| MATERIAL |
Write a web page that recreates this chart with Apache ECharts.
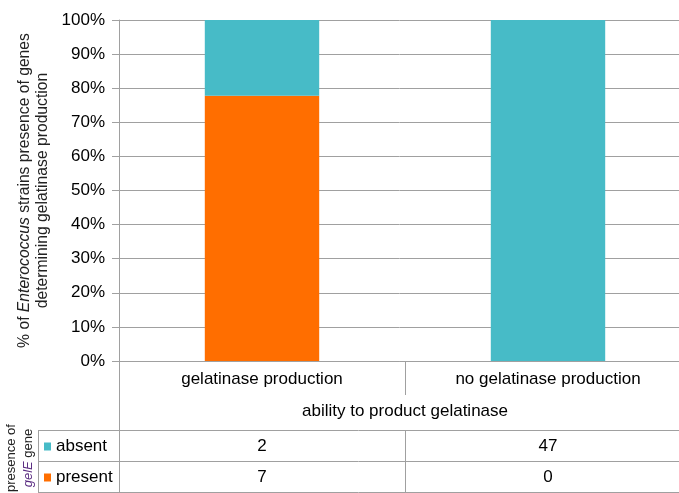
<!DOCTYPE html>
<html lang="en">
<head>
    <meta charset="UTF-8">
    <title>gelE presence</title>
    <script src="https://cdn.jsdelivr.net/npm/echarts@6/dist/echarts.min.js"></script>
    <style>
        html, body {margin: 0; padding: 0; background: #fff;}
        #chart {width: 679px; height: 493px;}
    </style>
</head>
<body>
<div id="chart"></div>
<script>
    var categories = ['gelatinase production', 'no gelatinase production'];
    var rowNames = ['absent', 'present'];
    var absentCounts = [2, 47];
    var presentCounts = [7, 0];
    var yTicks = [0, 10, 20, 30, 40, 50, 60, 70, 80, 90, 100];

    var tealColor = '#47bbc7';
    var orangeColor = '#ff6e00';
    var lineColor = '#a0a0a0';
    var font = 'Liberation Sans, Arial, sans-serif';

    // share of strains in each category, in percent
    var totals = absentCounts.map(function (v, i) { return v + presentCounts[i]; });
    var absentPct = absentCounts.map(function (v, i) { return v / totals[i] * 100; });
    var presentPct = presentCounts.map(function (v, i) { return v / totals[i] * 100; });

    var chart = echarts.init(document.getElementById('chart'));

    var option = {
        animation: false,
        grid: {left: 119, top: 20, width: 572, bottom: 132, containLabel: false, outerBoundsMode: 'none'},
        xAxis: {
            type: 'category',
            data: categories,
            axisLine: {lineStyle: {color: lineColor}},
            axisTick: {show: true, length: 34, lineStyle: {color: lineColor}},
            axisLabel: {color: '#000', fontSize: 17, fontFamily: font, margin: 10},
            name: 'ability to product gelatinase',
            nameLocation: 'middle',
            nameGap: 42,
            nameTextStyle: {color: '#000', fontSize: 17, fontFamily: font, align: 'center'}
        },
        yAxis: {
            type: 'value',
            min: yTicks[0],
            max: yTicks[yTicks.length - 1],
            interval: yTicks[1] - yTicks[0],
            axisLine: {show: true, lineStyle: {color: lineColor}},
            axisTick: {show: true, length: 7, lineStyle: {color: lineColor}},
            axisLabel: {formatter: '{value}%', color: '#000', fontSize: 17, fontFamily: font, margin: 14},
            splitLine: {lineStyle: {color: lineColor}},
            name: '{n|% of }{i|Enterococcus}{n| strains presence of genes}\n{n|determining gelatinase production}',
            nameLocation: 'middle',
            nameRotate: 90,
            nameGap: 67,
            nameTextStyle: {
                align: 'center',
                rich: {
                    n: {fontSize: 15.7, fontFamily: font, color: '#222', lineHeight: 18},
                    i: {fontSize: 15.7, fontFamily: font, color: '#222', fontStyle: 'italic', lineHeight: 18}
                }
            }
        },
        series: [
            {
                name: 'present', type: 'bar', stack: 'g', data: presentPct,
                barWidth: '40%', itemStyle: {color: orangeColor}
            },
            {
                name: 'absent', type: 'bar', stack: 'g', data: absentPct,
                barWidth: '40%', itemStyle: {color: tealColor}
            }
        ]
    };
    chart.setOption(option);

    // data table under the plot
    var tableTop = 430, rowH = 31, tableLeft = 38, labelRight = 119, tableRight = 679;
    var rows = [absentCounts, presentCounts];
    var rowColors = [tealColor, orangeColor];
    var els = [];

    function line(x1, y1, x2, y2) {
        els.push({type: 'line', shape: {x1: x1, y1: y1, x2: x2, y2: y2},
            style: {stroke: lineColor, lineWidth: 1}, z: 10});
    }

    for (var r = 0; r <= rows.length; r++) {
        line(tableLeft, tableTop + r * rowH + 0.5, tableRight, tableTop + r * rowH + 0.5);
    }
    line(tableLeft + 0.5, tableTop, tableLeft + 0.5, 493);
    line(labelRight + 0.5, 361, labelRight + 0.5, 493);
    var divX = Math.round((chart.convertToPixel({xAxisIndex: 0}, 0) + chart.convertToPixel({xAxisIndex: 0}, 1)) / 2);
    line(divX + 0.5, tableTop, divX + 0.5, 493);

    rows.forEach(function (vals, r) {
        var cy = tableTop + r * rowH + rowH / 2 + 1;
        els.push({type: 'rect', shape: {x: 44, y: cy - 4, width: 7, height: 8},
            style: {fill: rowColors[r]}, z: 10});
        els.push({type: 'text', x: 56, y: cy,
            style: {text: rowNames[r], fontSize: 17, fontFamily: font, fill: '#000', verticalAlign: 'middle'}, z: 10});
        vals.forEach(function (v, c) {
            els.push({type: 'text', x: chart.convertToPixel({xAxisIndex: 0}, c), y: cy,
                style: {text: String(v), fontSize: 17, fontFamily: font, fill: '#000',
                    align: 'center', verticalAlign: 'middle'}, z: 10});
        });
    });

    els.push({
        type: 'text', x: 20, y: 458, rotation: Math.PI / 2,
        style: {
            text: '{n|presence of}\n{i|gelE}{n| gene}',
            align: 'center', verticalAlign: 'middle',
            rich: {
                n: {fontSize: 13, fontFamily: font, fill: '#222', lineHeight: 17},
                i: {fontSize: 13, fontFamily: font, fill: '#5b2d82', fontStyle: 'italic', lineHeight: 17}
            }
        },
        z: 10
    });

    chart.setOption({graphic: {elements: els}});
</script>
</body>
</html>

| OBJECTIVE |
Repeat the listing above up to and including the line with "80, 90, 100];", starting from its first line. Drop any pictures.

| TASK RESPONSE |
Write a web page that recreates this chart with Apache ECharts.
<!DOCTYPE html>
<html lang="en">
<head>
    <meta charset="UTF-8">
    <title>gelE presence</title>
    <script src="https://cdn.jsdelivr.net/npm/echarts@6/dist/echarts.min.js"></script>
    <style>
        html, body {margin: 0; padding: 0; background: #fff;}
        #chart {width: 679px; height: 493px;}
    </style>
</head>
<body>
<div id="chart"></div>
<script>
    var categories = ['gelatinase production', 'no gelatinase production'];
    var rowNames = ['absent', 'present'];
    var absentCounts = [2, 47];
    var presentCounts = [7, 0];
    var yTicks = [0, 10, 20, 30, 40, 50, 60, 70, 80, 90, 100];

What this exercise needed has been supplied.